▶ _Given request_
Work through the data line by line, gathering every line that has the word "document".

▶ _Data block_
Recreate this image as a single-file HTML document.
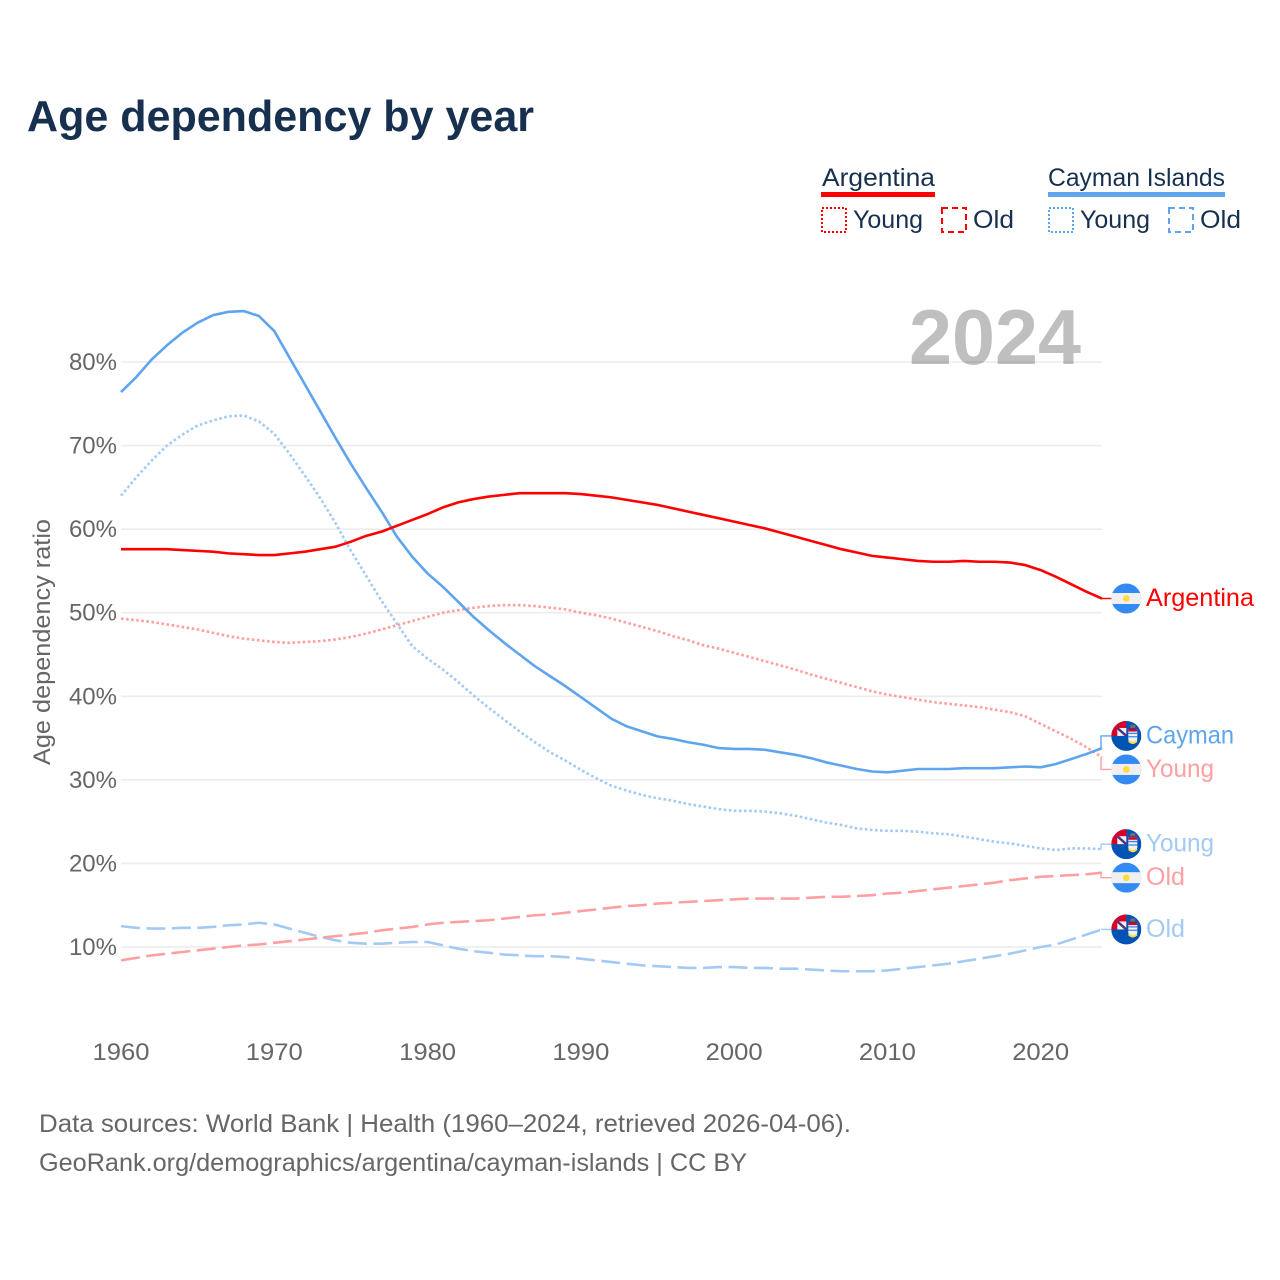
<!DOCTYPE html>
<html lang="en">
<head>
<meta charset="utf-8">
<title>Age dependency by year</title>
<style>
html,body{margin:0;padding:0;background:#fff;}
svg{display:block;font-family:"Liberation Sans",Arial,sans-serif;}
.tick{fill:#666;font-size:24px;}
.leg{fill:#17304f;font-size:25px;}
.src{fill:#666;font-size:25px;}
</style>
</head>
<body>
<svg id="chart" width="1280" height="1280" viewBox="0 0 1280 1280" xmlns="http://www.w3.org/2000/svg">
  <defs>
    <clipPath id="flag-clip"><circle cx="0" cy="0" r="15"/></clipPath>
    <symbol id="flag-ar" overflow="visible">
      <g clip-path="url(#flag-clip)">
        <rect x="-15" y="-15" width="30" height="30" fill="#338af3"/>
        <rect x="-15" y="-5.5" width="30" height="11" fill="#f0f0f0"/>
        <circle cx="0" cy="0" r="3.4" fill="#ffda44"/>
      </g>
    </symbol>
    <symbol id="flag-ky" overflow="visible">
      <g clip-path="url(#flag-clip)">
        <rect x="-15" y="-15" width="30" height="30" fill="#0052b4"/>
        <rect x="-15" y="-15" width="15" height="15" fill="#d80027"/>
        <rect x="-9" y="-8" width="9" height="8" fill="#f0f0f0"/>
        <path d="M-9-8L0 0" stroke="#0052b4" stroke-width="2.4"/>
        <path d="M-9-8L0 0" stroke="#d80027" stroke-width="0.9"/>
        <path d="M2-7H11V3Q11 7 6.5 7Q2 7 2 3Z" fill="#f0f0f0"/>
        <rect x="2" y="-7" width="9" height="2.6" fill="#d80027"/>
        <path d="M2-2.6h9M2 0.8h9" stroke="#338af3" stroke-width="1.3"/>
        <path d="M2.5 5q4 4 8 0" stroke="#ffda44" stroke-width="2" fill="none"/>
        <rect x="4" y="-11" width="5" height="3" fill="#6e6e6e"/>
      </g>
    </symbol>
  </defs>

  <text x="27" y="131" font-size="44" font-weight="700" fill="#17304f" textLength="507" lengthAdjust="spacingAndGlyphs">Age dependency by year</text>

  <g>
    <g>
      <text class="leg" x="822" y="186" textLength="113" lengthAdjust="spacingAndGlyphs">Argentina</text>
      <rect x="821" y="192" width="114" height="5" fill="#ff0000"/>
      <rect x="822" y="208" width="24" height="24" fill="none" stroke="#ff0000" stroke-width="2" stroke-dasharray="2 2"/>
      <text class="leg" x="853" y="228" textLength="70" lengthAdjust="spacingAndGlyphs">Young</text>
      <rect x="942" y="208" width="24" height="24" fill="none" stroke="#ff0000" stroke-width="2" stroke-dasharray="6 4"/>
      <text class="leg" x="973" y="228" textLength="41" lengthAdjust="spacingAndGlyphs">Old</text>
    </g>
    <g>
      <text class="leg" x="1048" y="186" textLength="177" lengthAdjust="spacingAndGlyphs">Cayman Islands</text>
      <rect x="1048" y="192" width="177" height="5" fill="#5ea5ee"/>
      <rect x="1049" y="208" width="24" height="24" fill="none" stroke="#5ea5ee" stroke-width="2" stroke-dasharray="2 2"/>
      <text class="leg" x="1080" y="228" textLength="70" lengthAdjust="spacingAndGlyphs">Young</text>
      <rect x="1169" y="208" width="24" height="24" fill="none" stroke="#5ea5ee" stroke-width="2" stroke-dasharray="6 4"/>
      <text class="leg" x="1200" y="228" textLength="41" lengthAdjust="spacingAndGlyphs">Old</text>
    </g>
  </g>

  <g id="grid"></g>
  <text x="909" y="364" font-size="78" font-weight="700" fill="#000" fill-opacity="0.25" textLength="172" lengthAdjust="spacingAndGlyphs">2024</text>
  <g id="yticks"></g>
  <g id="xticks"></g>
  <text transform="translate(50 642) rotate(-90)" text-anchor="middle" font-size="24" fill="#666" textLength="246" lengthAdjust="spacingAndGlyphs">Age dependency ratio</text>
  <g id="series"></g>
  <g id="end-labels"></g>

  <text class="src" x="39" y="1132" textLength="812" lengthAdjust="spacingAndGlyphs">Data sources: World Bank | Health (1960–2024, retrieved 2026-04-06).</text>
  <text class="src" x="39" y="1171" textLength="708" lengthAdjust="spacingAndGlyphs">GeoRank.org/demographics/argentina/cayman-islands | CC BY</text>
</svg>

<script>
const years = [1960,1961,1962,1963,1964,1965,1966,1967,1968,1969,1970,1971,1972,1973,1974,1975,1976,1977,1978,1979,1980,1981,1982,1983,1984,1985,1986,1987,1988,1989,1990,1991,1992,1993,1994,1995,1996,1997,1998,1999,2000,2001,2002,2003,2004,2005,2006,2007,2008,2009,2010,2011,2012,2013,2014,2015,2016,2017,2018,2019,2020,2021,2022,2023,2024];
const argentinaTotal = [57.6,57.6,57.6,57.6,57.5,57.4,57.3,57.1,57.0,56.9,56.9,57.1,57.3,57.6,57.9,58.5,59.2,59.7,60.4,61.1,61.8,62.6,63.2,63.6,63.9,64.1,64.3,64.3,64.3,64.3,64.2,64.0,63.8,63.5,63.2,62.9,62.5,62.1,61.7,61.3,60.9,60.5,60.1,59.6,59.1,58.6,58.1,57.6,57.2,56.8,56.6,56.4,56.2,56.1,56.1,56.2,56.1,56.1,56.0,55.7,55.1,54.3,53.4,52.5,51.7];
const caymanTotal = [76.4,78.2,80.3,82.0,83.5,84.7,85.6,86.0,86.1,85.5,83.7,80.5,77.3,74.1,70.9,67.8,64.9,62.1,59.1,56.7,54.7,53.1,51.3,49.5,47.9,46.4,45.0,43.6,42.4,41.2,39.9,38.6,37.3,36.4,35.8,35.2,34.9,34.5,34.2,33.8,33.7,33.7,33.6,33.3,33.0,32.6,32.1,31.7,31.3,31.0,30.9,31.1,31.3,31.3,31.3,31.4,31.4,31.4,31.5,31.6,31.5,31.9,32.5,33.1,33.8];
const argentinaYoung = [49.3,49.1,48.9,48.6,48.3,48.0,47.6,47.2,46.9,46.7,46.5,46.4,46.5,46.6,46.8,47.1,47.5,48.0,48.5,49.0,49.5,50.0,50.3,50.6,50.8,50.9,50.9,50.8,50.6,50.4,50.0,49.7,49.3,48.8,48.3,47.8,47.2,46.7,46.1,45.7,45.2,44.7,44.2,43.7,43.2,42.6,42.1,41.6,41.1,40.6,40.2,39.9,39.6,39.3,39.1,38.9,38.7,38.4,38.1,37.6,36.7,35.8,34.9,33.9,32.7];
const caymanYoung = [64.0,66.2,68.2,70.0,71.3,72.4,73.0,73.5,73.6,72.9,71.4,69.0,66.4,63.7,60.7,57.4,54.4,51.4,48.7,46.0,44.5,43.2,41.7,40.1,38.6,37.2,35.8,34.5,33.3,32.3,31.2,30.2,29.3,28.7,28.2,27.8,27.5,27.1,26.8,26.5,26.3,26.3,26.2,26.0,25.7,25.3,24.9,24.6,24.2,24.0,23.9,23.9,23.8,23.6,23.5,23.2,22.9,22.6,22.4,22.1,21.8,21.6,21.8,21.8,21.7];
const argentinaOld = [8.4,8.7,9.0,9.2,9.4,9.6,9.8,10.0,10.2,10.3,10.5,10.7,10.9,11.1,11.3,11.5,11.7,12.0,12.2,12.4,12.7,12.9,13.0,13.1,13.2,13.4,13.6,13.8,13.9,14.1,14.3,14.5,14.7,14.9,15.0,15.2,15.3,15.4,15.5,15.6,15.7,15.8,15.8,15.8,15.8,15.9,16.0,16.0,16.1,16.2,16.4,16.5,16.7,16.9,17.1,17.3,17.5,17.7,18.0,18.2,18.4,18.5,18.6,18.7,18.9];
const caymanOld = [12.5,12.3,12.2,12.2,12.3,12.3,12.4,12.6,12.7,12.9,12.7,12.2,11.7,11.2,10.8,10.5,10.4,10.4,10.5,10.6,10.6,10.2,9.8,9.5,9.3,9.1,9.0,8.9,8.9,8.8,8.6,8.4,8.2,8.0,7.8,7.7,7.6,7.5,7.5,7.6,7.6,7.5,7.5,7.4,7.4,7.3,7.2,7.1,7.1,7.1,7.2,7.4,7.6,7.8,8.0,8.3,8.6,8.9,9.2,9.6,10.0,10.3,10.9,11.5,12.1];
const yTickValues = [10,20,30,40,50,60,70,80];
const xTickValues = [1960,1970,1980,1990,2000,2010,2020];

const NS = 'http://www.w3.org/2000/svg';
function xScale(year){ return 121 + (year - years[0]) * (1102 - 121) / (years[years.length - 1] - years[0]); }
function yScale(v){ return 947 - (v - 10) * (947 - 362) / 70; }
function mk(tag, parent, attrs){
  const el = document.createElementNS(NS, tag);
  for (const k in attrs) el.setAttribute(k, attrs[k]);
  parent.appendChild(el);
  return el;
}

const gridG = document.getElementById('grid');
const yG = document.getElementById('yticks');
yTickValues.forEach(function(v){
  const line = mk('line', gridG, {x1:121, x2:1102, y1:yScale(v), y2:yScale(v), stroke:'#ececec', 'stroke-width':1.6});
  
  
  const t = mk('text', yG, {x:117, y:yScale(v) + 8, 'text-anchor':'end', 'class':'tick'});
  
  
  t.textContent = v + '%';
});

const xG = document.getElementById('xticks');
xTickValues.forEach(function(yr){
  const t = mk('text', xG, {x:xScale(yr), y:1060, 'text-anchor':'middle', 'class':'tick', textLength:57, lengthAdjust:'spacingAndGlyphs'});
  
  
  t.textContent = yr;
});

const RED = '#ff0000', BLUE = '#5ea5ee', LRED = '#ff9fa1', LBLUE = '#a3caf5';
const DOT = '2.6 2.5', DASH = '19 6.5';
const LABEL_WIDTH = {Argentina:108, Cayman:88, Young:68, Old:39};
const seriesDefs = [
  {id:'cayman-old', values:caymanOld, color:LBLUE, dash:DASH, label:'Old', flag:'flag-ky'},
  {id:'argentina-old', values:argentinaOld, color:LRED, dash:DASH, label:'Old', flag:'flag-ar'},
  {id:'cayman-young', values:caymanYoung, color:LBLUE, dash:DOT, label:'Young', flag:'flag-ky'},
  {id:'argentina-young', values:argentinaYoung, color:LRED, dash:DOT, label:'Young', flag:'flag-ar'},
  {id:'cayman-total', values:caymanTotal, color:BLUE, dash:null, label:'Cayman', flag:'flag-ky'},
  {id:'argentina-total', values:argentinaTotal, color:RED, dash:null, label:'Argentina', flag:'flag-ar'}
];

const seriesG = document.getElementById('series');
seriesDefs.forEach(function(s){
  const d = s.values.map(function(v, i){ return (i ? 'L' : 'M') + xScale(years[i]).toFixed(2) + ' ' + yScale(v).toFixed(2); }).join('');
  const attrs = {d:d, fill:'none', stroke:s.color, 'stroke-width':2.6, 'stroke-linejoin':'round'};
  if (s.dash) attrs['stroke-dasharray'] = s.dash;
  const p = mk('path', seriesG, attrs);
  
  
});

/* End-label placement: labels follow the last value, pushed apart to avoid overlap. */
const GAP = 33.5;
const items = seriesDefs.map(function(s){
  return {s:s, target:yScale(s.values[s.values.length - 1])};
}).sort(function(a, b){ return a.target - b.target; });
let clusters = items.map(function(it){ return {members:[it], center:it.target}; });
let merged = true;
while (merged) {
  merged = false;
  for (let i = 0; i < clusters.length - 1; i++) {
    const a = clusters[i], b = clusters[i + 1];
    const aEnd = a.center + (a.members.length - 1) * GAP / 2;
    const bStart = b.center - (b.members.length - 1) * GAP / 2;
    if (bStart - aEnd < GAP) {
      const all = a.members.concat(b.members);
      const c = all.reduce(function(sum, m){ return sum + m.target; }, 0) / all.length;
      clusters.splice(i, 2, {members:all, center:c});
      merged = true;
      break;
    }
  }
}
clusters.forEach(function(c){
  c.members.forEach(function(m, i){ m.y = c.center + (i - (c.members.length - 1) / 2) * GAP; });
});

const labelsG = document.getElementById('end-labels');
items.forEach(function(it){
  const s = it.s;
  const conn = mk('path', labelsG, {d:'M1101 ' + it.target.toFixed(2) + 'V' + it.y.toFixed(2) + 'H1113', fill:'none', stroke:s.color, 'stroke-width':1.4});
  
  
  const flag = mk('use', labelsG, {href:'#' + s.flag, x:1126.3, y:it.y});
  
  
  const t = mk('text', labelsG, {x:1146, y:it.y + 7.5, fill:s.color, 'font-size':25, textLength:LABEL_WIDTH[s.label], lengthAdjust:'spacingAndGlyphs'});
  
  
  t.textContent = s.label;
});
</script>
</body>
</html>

▶ _Reply_
Recreate this image as a single-file HTML document.
  const el = document.createElementNS(NS, tag);
const gridG = document.getElementById('grid');
const yG = document.getElementById('yticks');
const xG = document.getElementById('xticks');
const seriesG = document.getElementById('series');
const labelsG = document.getElementById('end-labels');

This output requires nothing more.